In relying on digital technology to handle transaction, Ree underscored the need to effectively manage cybersecurity and operational risks associated with the e-Naira.
He however noted that the CBN and the fiscal authorities have already taken measures to manage the risks.
For instance, he said the CBN has directed that the transfer of funds from bank deposits to e-Naira wallets be subject to daily transactions and balance limits, to mitigate risks of diminishing the roles of commercial banks and other financial institutions.
Also, financial integrity risks, such as those arising from the potential use of the e-Naira for money laundering, would be mitigated, by using a tiered identity verification system and applying more stringent controls to relatively less verified users.
“For now, only people with a bank verification number can open e-Naira wallet. But over time, coverage will be expanded to people with registered SIM cards and to those with mobile phones but no ID numbers.
“The latter categories of holders would be subject to tighter transactions and balance limits.
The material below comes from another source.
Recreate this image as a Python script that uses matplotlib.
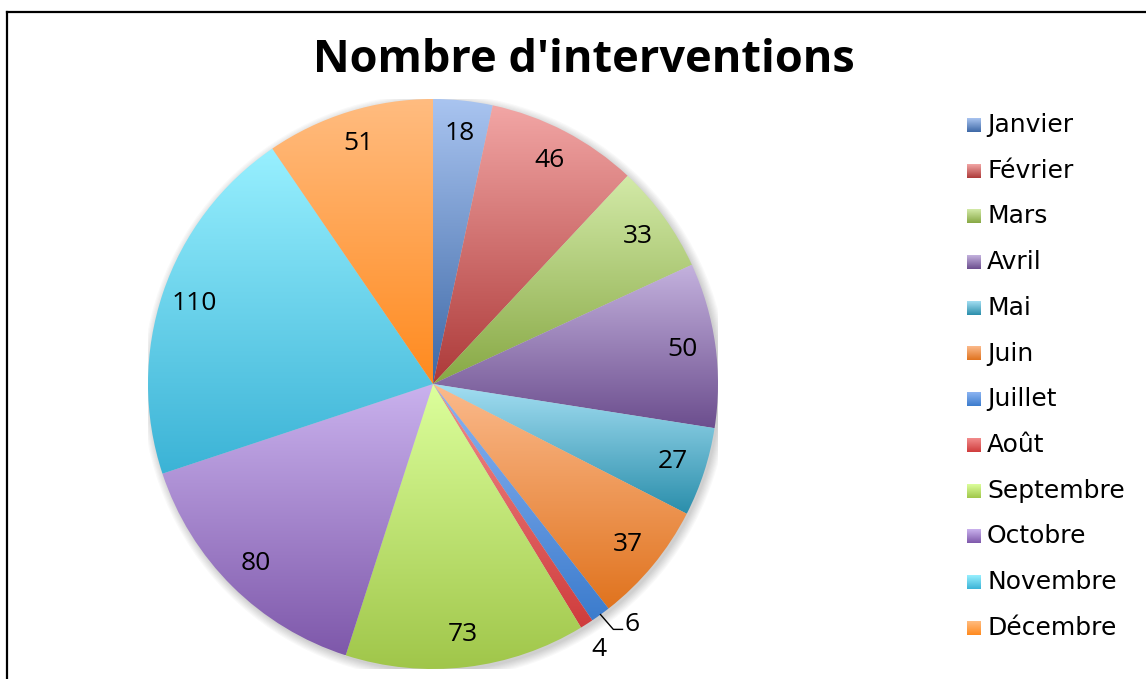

Even so, wallet holders who meet the highest identity verification standards cannot hold more than N5million each in their e-Naira wallets.
Checking associated risks
To address cybersecurity risks associated with the digital currency, Ree called for the conduct of regular IT security assessments, supported by a robust regulatory system.
e-Naira, like coins or cash, is a liability of the CBN. Although the e-Naira uses the same blockchain technology as Bitcoin or Ethereum, the difference is that the e-Naira stored in digital wallets could be used for payment transactions.
Besides, e-Naira is transferrable digitally and at virtually no cost to anyone in the world with an e-Naira wallet.
Some of the differences are that the e-Naira features stringent access right controls by the central bank, unlike crypto-assets.
Again, the e-Naira is not a financial asset in itself, but a digital form of a national currency that draws its value from the physical Naira, to which it is pegged at parity.